Лобков: Сейчас есть организация «Левый фронт». Мы видим такую трагедию, когда Сергей Удальцов находится под домашним арестом, ему запрещены коммуникации, и мы видим, как люди начинают разъезжаться. Один из активистов просто открыто говорит, что знает, что за ним следят, что за ним придут, уеду-ка я в Швецию, попрошу политическое убежище. Если человек считает себя настоящим революционером, должен ли он идти до конца, должен ли он испытать страдания, стать мучеником, или такой выход – это выход?

Горбаневская: Я никогда не считала себя настоящим революционером, и что чувствуют революционеры, я не знаю.

Лобков: Вы тоже уехали, но испытав все круги ада. Люди сейчас эмигрируют, потому что им некомфортно живется, по политическим и иным мотивам. Как вы к этому относитесь?
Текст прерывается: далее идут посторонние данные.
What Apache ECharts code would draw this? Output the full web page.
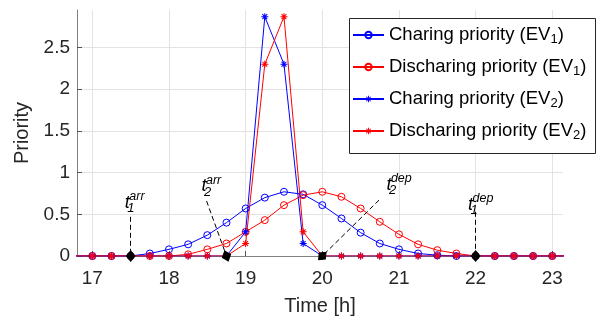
<!DOCTYPE html>
<html><head><meta charset="utf-8">
<script src="https://cdn.jsdelivr.net/npm/echarts@6/dist/echarts.min.js"></script>
<style>html,body{margin:0;padding:0;background:#fff}#c{width:599px;height:321px}</style>
</head><body><div id="c"></div>
<script>
// ---- data ----
const times = [16.75,17,17.25,17.5,17.75,18,18.25,18.5,18.75,19,19.25,19.5,19.75,20,20.25,20.5,20.75,21,21.25,21.5,21.75,22,22.25,22.5,22.75,23,23.25];
const chargingEV1    = [0,0,0,0,0.03,0.08,0.14,0.25,0.40,0.57,0.70,0.77,0.74,0.61,0.45,0.28,0.15,0.08,0.03,0.01,0,0,0,0,0,0,0];
const dischargingEV1 = [0,0,0,0,0,0,0.02,0.08,0.15,0.29,0.43,0.61,0.73,0.77,0.71,0.57,0.41,0.26,0.14,0.07,0.03,0,0,0,0,0,0];
const chargingEV2    = [0,0,0,0,0,0,0,0,0,0.29,2.87,2.30,0.15,0,0,0,0,0,0,0,0,0,0,0,0,0,0];
const dischargingEV2 = [0,0,0,0,0,0,0,0,0,0.15,2.30,2.87,0.29,0,0,0,0,0,0,0,0,0,0,0,0,0,0];
const seriesNames = ['Charing priority (EV1)','Discharing priority (EV1)','Charing priority (EV2)','Discharing priority (EV2)'];
const xTicks = [17,18,19,20,21,22,23];
const yTicks = [0,0.5,1,1.5,2,2.5];
// annotations (arrow head, arrow tail, text anchor)
const annoHead = [[17.5,0],[18.75,0],[20,0],[22,0]];
const annoTail = [[17.5,0.47],[18.49,0.66],[20.74,0.67],[22,0.53]];
const annoText = [[17.457,0.639],[18.456,0.836],[20.869,0.854],[21.934,0.615]];
const annoSup = ['arr','arr','dep','dep'];
const annoSub = ['1','2','2','1'];

const FONT = "'Liberation Sans', Arial, Helvetica, sans-serif";
const STAR = 'path://M8.5 0H11.5V20H8.5Z M0 8.5H20V11.5H0Z M4.06 1.94L18.06 15.94L15.94 18.06L1.94 4.06Z M15.94 1.94L18.06 4.06L4.06 18.06L1.94 15.94Z';

function pts(vals){ return times.map((t,i)=>[t, vals[i]]); }
function circleSeries(name, vals, color){
  return {name, type:'line', data: pts(vals), symbol:'circle', symbolSize:7, clip:true, animation:false, silent:true,
    lineStyle:{color, width:1}, itemStyle:{color:'transparent', borderColor:color, borderWidth:1}};
}
function starSeries(name, vals, color){
  return {name, type:'line', data: pts(vals), symbol:STAR, symbolSize:7, clip:true, animation:false, silent:true,
    lineStyle:{color, width:1}, itemStyle:{color, borderWidth:0}};
}

const labelPts = [];
annoText.forEach((p,i)=>{
  labelPts.push({coord:p, label:{show:true, position:'inside', formatter:'t', fontStyle:'italic', fontSize:18, color:'#000', fontFamily:FONT}});
  labelPts.push({coord:p, label:{show:true, position:'inside', align:'left', offset:[2,-6], formatter:annoSup[i], fontStyle:'italic', fontSize:12.5, color:'#000', fontFamily:FONT}});
  labelPts.push({coord:p, label:{show:true, position:'inside', align:'left', offset:[0,6], formatter:annoSub[i], fontStyle:'italic', fontSize:13, color:'#000', fontFamily:FONT}});
});

const chart = echarts.init(document.getElementById('c'), null, {renderer:'canvas'});
const option = {
  animation:false,
  backgroundColor:'#fff',
  grid:{left:77, top:10, right:36, bottom:63, containLabel:false},
  graphic:[{type:'rect', z:3, silent:true, shape:{x:349.5, y:18.5, width:246, height:135},
    style:{fill:'#fff', stroke:'#262626', lineWidth:1}}],
  xAxis:{type:'value', min:16.8, max:23.14,
    name:'Time [h]', nameLocation:'middle', nameGap:40,
    nameTextStyle:{fontSize:20, color:'#262626', fontFamily:FONT},
    axisLine:{show:true, onZero:false, lineStyle:{color:'#808080', width:1}},
    axisTick:{show:true, inside:true, length:5, customValues:xTicks, lineStyle:{color:'#555'}},
    axisLabel:{customValues:xTicks, margin:13, fontSize:19, color:'#262626', fontFamily:FONT},
    splitLine:{show:true, lineStyle:{color:'#e3e3e3', width:1}}
  },
  yAxis:{type:'value', min:0, max:2.95,
    name:'Priority', nameLocation:'middle', nameGap:41,
    nameTextStyle:{fontSize:20, color:'#262626', fontFamily:FONT},
    axisLine:{show:true, onZero:false, lineStyle:{color:'#808080', width:1}},
    axisTick:{show:true, inside:true, length:5, customValues:yTicks, lineStyle:{color:'#555'}},
    axisLabel:{customValues:yTicks, margin:7, fontSize:19, color:'#262626', fontFamily:FONT},
    splitLine:{show:true, lineStyle:{color:'#e3e3e3', width:1}}
  },
  legend:{data:seriesNames, orient:'vertical', left:349, top:18, z:5,
    itemWidth:31, itemHeight:8, itemGap:10, padding:[6,6,10,3],
    borderWidth:0, backgroundColor:'transparent',
    textStyle:{fontFamily:FONT, fontSize:18.5, color:'#000', lineHeight:22,
      rich:{sub:{fontFamily:FONT, fontSize:13, lineHeight:13, color:'#000', verticalAlign:'bottom'}}},
    formatter:(name)=>name.replace(/\(EV(\d)\)/, '(EV{sub|$1})')
  },
  series:[
    circleSeries(seriesNames[0], chargingEV1, '#0000ff'),
    circleSeries(seriesNames[1], dischargingEV1, '#ff0000'),
    starSeries(seriesNames[2], chargingEV2, '#0000ff'),
    starSeries(seriesNames[3], dischargingEV2, '#ff0000'),
    {name:'anno', type:'line', data:[], z:2, clip:false, silent:true, animation:false,
      markLine:{silent:true, animation:false, symbol:['none','none'],
        lineStyle:{color:'#000', type:[5,3], width:1}, label:{show:false},
        data: annoTail.map((t,i)=>[{coord:t}, {coord:annoHead[i]}])},
      markPoint:{silent:true, animation:false, symbol:'circle', symbolSize:1, itemStyle:{color:'transparent'},
        data: labelPts}
    }
  ]
};
chart.setOption(option);

// arrow heads: diamonds rotated along each arrow, using the chart's own scales
const headPts = annoHead.map((h,i)=>{
  const ph = chart.convertToPixel({gridIndex:0}, h);
  const pt = chart.convertToPixel({gridIndex:0}, annoTail[i]);
  const rot = Math.atan2(ph[0]-pt[0], ph[1]-pt[1]) * 180 / Math.PI;
  return {coord:h, symbolRotate:rot};
});
chart.setOption({series:[{},{},{},{},{},
  {name:'heads', type:'line', data:[], z:2, clip:false, silent:true, animation:false,
    markPoint:{silent:true, animation:false, symbol:'diamond', symbolSize:[10,12], symbolKeepAspect:false,
      itemStyle:{color:'#000'}, label:{show:false}, data: headPts}}
]});
</script></body></html>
Горбаневская: Во-первых, мы всегда были за все свободы, записанные во Всеобщей декларации прав человека, в том числе право человека покидать свою страну и возвращаться в нее. Для нас в 68 году такого вопроса не было, потому что тогда эмиграции еще не было. Когда я в 72 году вышла, все решали вопрос ехать или не ехать. Но я решила не ехать сразу. Я сначала держалась очень тихо и что-то делала сугубо подпольно, но когда я все-таки подписала несколько писем, которых я не могла не подписать, я поняла, что меня опять посадят. Если бы я знала, что меня посадят в лагерь, я, вероятно, никуда не уехала бы. Но я знала, что я опять попаду в психиатрическую тюрьму, и уже никакого этого вранья и перемигивания с психиатрами больше не будет. Они скажут, мы вас уже знаем, хватит. Это называется «вечная койка». Не знаю, существует ли это понятие сейчас, но в советском тюремно-лагерном жаргоне это было понятие «вечная койка», потому что срока нет, сиди до, условно говоря, выздоровления, пока тебя не посчитают выздоровевшим.

Лобков: Ксения, не показались ли вам современные участники протестного движения несколько более легкомысленными, поверхностными, чем те люди, которые выходили на площадь в 68 году?

Сахарнова: Возможно, этот элемент присутствует игры, адреналина. Но я все-таки думаю, что большинство из них выходит на площадь по воле совести.